Selain itu, setiap 17 Agustus, Nanang Ribut Supriyatin selalu tampil membaca puisi di Teater Arena TIM, bersama sejumlah penyair lainnya. Itu memang agenda tahunan TIM, dalam memperingati Hari Kemerdekaan. Melalui pembacaan puisi dan diskusi sastra, TIM nyaris tak pernah absen membangkitkan kesadaran berbangsa. Dan, Nanang Ribut Supriyatin senantiasa menjadi bagian dari aktivitas tersebut.
Mencermati Tiga Fase TIM
Dalam puisi Rayuan Pulau Kelapa di Taman Ismail Marzuki, yang membuat Nanang Ribut Supriyatin tampil sebagai Juara I, ia membagi TIM ke dalam tiga fase.Â
Fase pertama, tentang keberadaan TIM yang ia kenal sejak tahun 1980-an. Oh, ya Lomba Cipta Puisi Kenangan Tentang TIM tersebut meliputi kenangan di rentang tahun 1968 hingga tahun 2018. Ini petikan puisi Nanang Ribut Supriyatin di fase pertama:
Seperti bangunan rumah sakit yang berdiri di atas tanah basah
Dalam sebuah ladang besar, kebun sayur yang tak terawat
Dimana cacing-cacing dan kecoa berlarian di atas rerumputan
Demikian sang penyair mencatat keberadaan TIM, di masa awal Taman Ismail Marzuki (TIM) didirikan oleh Gubernur Ali Sadikin, pada 10 November 1968. Selanjutnya, pada fase kedua, Nanang Ribut Supriyatin mencatat dalam puisi-nya tentang berbagai aktivitas kesenian di TIM yang ia tonton dan yang ia terlibat dalam sejumlah aktivitas tersebut. Ini petikan fase kedua:
Diskusi demi diskusi, argumentasi dengan nalar faktual dan imajinasi
Bahasa linier yang padat dan terus berkembang seperti tak henti
Memecah ruang-ruang tertutup dan sunyi, bagai mikrofon pecah
Di fase kedua tersebut, Nanang Ribut Supriyatin mencatat dalam puisi-nya, betapa maraknya aktivitas di TIM. Tak bisa diingkari, TIM telah menjelma menjadi ruang ekspresi yang sangat dinamis. Berbagai pertunjukan dan diskusi, senantiasa menampilkan tokoh-tokoh penting, yang karya-karya mereka menggema ke seluruh tanah air.

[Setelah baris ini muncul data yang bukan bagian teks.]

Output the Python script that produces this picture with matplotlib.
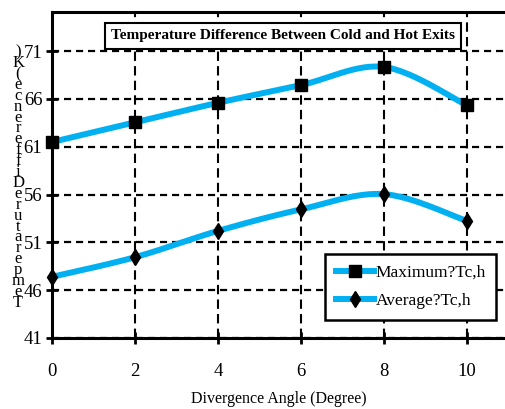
import numpy as np
import matplotlib
matplotlib.use("Agg")
import matplotlib.pyplot as plt
from matplotlib.lines import Line2D

angle = [0, 2, 4, 6, 8, 10]
dT_max = [61.5, 63.55, 65.6, 67.45, 69.35, 65.35]
dT_avg = [47.4, 49.45, 52.2, 54.45, 56.05, 53.25]
yticks = [41, 46, 51, 56, 61, 66, 71]
xticks = [0, 2, 4, 6, 8, 10]
ylabel = "Temperature Difference (K)"

plt.rcParams['font.family'] = ['Liberation Serif', 'DejaVu Serif']
blue = '#00b0f0'


def smooth(xs, ys, n=30):
    # catmull-rom curve through the points, like a smoothed excel line
    xs = np.asarray(xs, float)
    ys = np.asarray(ys, float)
    px = np.concatenate([[xs[0]], xs, [xs[-1]]])
    py = np.concatenate([[ys[0]], ys, [ys[-1]]])
    outx, outy = [], []
    t = np.linspace(0, 1, n)
    for i in range(1, len(px) - 2):
        p0, p1, p2, p3 = px[i - 1], px[i], px[i + 1], px[i + 2]
        q0, q1, q2, q3 = py[i - 1], py[i], py[i + 1], py[i + 2]
        c1x, c1y = p1 + (p2 - p0) / 6, q1 + (q2 - q0) / 6
        c2x, c2y = p2 - (p3 - p1) / 6, q2 - (q3 - q1) / 6
        bx = (1-t)**3*p1 + 3*(1-t)**2*t*c1x + 3*(1-t)*t**2*c2x + t**3*p2
        by = (1-t)**3*q1 + 3*(1-t)**2*t*c1y + 3*(1-t)*t**2*c2y + t**3*q2
        outx.extend(bx)
        outy.extend(by)
    return np.array(outx), np.array(outy)


fig = plt.figure(figsize=(5.05, 4.09), dpi=100)
ax = fig.add_axes([0.103, 0.1736, 0.897, 0.7971])

for ys, mk, ms in [(dT_max, 's', 8), (dT_avg, 'd', 8)]:
    sx, sy = smooth(angle, ys)
    ax.plot(sx, sy, color=blue, lw=4.3, solid_capstyle='butt', zorder=3)
    ax.plot(angle, ys, ls='none', marker=mk, ms=ms, color='black', zorder=4, clip_on=False)

ax.set_xlim(0, 10.92)
ax.set_ylim(41, 75.1)
ax.set_xticks(xticks)
ax.set_yticks(yticks)
ax.xaxis.grid(True, color='black', ls=(0, (4.5, 2.5)), lw=1.5)
ax.yaxis.grid(True, color='black', ls=(0, (3.2, 2.2)), lw=1.6)
ax.set_axisbelow(True)
ax.spines['right'].set_visible(False)
for s in ['left', 'bottom', 'top']:
    ax.spines[s].set_linewidth(2.2)
ax.tick_params(axis='both', direction='inout', length=8, width=2, labelsize=13.5)
ax.tick_params(axis='x', pad=14)
ax.tick_params(axis='y', pad=3)
ax.set_xlabel('Divergence Angle (Degree)', fontsize=11.5, labelpad=8)

# stacked y-axis label, characters upright
stacked = "\n".join(reversed(ylabel.replace(" ", "")))
fig.text(0.036, 0.566, stacked, fontsize=12, linespacing=0.575,
         ha='center', va='center')

fig.text(0.561, 0.912, 'Temperature Difference Between Cold and Hot Exits',
         fontsize=11, fontweight='bold', ha='center', va='center',
         bbox=dict(boxstyle='square,pad=0.4', fc='white', ec='black', lw=1.5))

handles = [Line2D([], [], color=blue, lw=4.3, marker='s', ms=8, mfc='black', mec='black'),
           Line2D([], [], color=blue, lw=4.3, marker='d', ms=8, mfc='black', mec='black')]
leg = ax.legend(handles, ['Maximum?Tc,h', 'Average?Tc,h'], loc='lower right',
                bbox_to_anchor=(1.0, 0.03), fontsize=12.5, frameon=True,
                fancybox=False, handlelength=2.2, handletextpad=0.1,
                borderpad=0.6, labelspacing=0.7)
leg.get_frame().set_edgecolor('black')
leg.get_frame().set_linewidth(1.8)
leg.get_frame().set_alpha(1)

fig.savefig('out.png', dpi=100)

Selanjutnya, pada fase ketiga, Nanang Ribut Supriyatin mencatat dalam puisi-nya tentang bagaimana TIM mengembangkan segala sumber daya kesenian Indonesia, demi memajukan negeri ini dari sektor seni budaya. Ini petikan fase ketiga:
Matahari akan selalu bersinar di antara gedung-gedung tinggi
Bangunan-bangunan seni tanpa sekat, serpihan lampu pada kaca
Destinasi yang berubah di antara Planetarium dan
---Gedung Arsip
Revitalisasi menghadirkan Perpustakaan dan Wisma Pelatihan
Gallery Anex, Graha Bhakti Budaya dan Teater Halaman
Pusat Latihan Seni serta Masjid Amir Hamzah
Di fase ketiga puisi-nya ini, Nanang Ribut Supriyatin sudah menarasikan Revitalisasi TIM. "Saya optimis, TIM tentu akan menjadi lebih baik. Sama-sama kita lihat nanti, bagaimana Pemprov DKI Jakarta dan Jakpro mengelola TIM sebagai pusat kesenian dan sebagai ruang ekspresi para seniman," ujar  Nanang Ribut Supriyatin, dalam perbincangan, pada Senin, 24 Januari 2022 tersebut.  Â
Jakpro yang dimaksud Nanang adalah PT Jakarta Propertindo (Jakpro), yang merupakan badan usaha DKI Jakarta, yang ditugaskan oleh Pemprov DKI Jakarta untuk merevitalisasi TIM. Total anggaran untuk revitalisasi ini mencapai Rp 1,64 triliun. Peletakan batu pertama atau groundbreaking revitalisasi, dilaksanakan pada 3 Juli 2019.